Minoan Civilization Decline

Knossos throne – courtesy Ancient Images

The cataclysmic eruption of the volcano of Thera, some 60 miles (100 km) north of Crete, must have seriously disrupted the tranquility of Minoan life.

The eruption took place while the Late Minoan IA style still flourished—about 1500 B.C. The extraordinarily rich settlement on Thera itself seems to have been abandoned at the first signs of volcanic activity, and probably the initial loss of life was relatively small. However, the eruption would have generated a devastating tsunami, or sea wave, and harbors on the north coast of Crete and any shipping in them must have suffered damage.

The fallout of ash downwind from the cloud, which was projected into the upper atmosphere, must have been poisonous to vegetation.

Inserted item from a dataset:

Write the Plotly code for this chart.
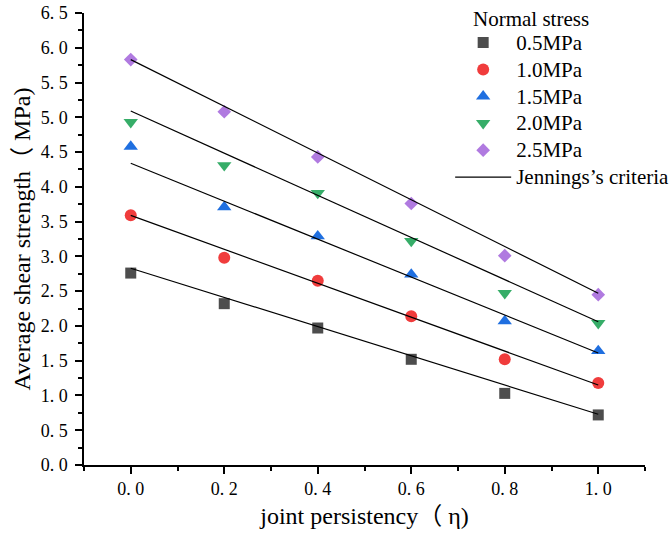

Oceanographic research has indicated that the wind was northwesterly, so that central and eastern Crete, together with Rhodes, would have suffered considerably.

However, attempts to attribute the Minoan collapse solely to this cause encounter the difficulty that the main destructions in Crete fall at the end of Late Minoan IB, or about 50 years later. Possibly the natural disasters so weakened the Minoan kingdoms that they were unable to resist an invasion of Greeks from the mainland.

About 1380 B.C. the palace of Knossos, which alone of the great palaces still survived, was destroyed by fire. Subsequently, Crete would seem to have split up into small independent units.

At least some of these seem to have remained under Greek rule, for jars bearing Linear B inscriptions found on the mainland have been shown to be of Cretan origin.

The final decline of the Minoan civilization occurred about the 12th century B.C.

The later Greeks retained no accurate information about the Minoans.

They believed that King Minos of Knossos had been the first man to found an empire on sea power, and great technical achievements were associated with the name of his engineer, Daedalus.

The Labyrinth that he was supposed to have built at Knossos to contain the Minotaur, a fabulous monster half man and half bull, remained the emblem of the classical Greek Knossos and appears on its coinage. Some scholars have thought that the Labyrinth is a confused recollection of the complexity of the Minoan palace plan.